The Toro Company Outperforms, Shares Fall
The Toro Company had a great calendar 3rd/fiscal 4th quarter. The company’s sales held steady on a QoQ basis to buck seasonal trends and deliver 14.5% in YOY growth. The company’s YOY growth not only accelerated from the previous quarter but it also beat the consensus by 890 basis points. For the full year, the company served up a trim 7.7% in topline growth driven by a 24% increase in residential sales.
“Residential sales were robust across all channels with strong demand for our new product lineup, accentuated by refreshed branding, an extended selling season, and stay-at-home trends. Improved demand for our professional products reflected greater business confidence from our customers and increased home investments. The integration of our Venture Products acquisition added another strong brand with multi-season products, contributing incremental sales in the quarter,” said Richard M. Olson, chairman and chief executive officer.
On a segment basis, the company reported great results for both the Professional and Residential units. Sales for the Professional segment are up 9.0% over last year with a 70% increase in profits. The Residential segment revenue is up a more robust 38.5% with a 90% increase in profitability. Profits are driven by the combination of higher realized prices and lower costs that add up to a significant amount of leverage. Notably, demand in Residential is centered on mowers.
The company’s gross margin improved 230 basis points to 35.7% to top the consensus expectation. In addition, SG&A expenses declined as a percentage of revenue adding another 290 basis points to the bottom line. At the operating level, company margins expanded by 520 basis points to 11.1%. What this all means for the bottom line is above-consensus GAAP and adjusted earnings. The GAAP earnings came in at $0.66 to beat by $0.18 while adjusted EPS of $0.64 beat by $0.18.
The Toro Company Has A Safe Yield
The Toro Company is a below-average dividend-payer in terms of its yield but above average in every other way. The company is paying out less than 35% of its earnings, has been increasing the distribution for 19 years, and at a 17% CAGR. And the balance sheet is rock-solid so nothing to fear from that angle. The company just issued an increase bringing the yield up to about 1.15% and it’s not too late to get in. The stock goes ex-dividend on 12/21.

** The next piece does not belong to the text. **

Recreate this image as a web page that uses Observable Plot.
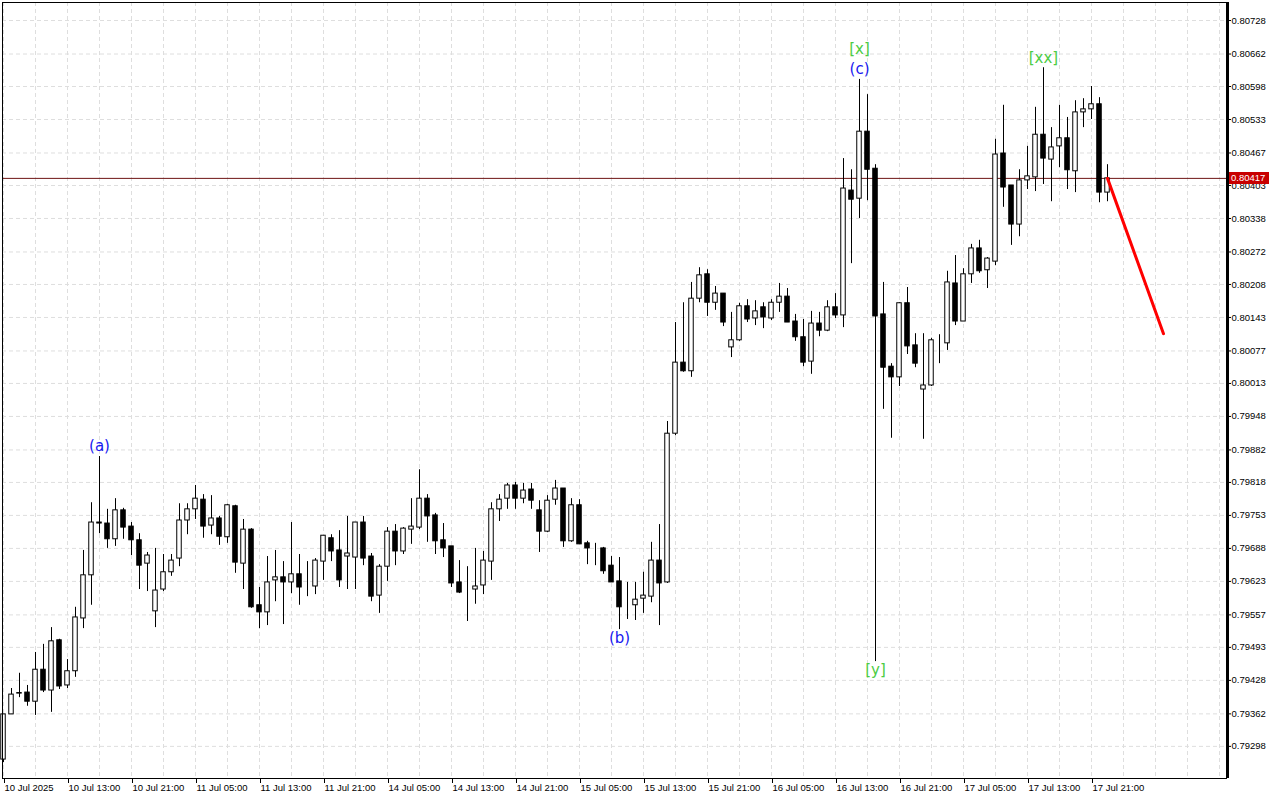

Technically speaking, the uptrend in The Toro Company looks strong and intact. The stock made a nice recovery from the March lows, it’s moved up to a new all-time high, and positioning for another move higher. The FQ4 report caused a small sell-off but that was a knee-jerk reaction. Buyers have since stepped in to confirm support and the uptrend by bouncing off of the short-term 30-day EMA. The indicators are a little weak but bullish and confirm the bounce. There may be some price weakness in the near-term but I expect that too pass fairly quickly. A move above $93.15 would set a new high and trigger a buy.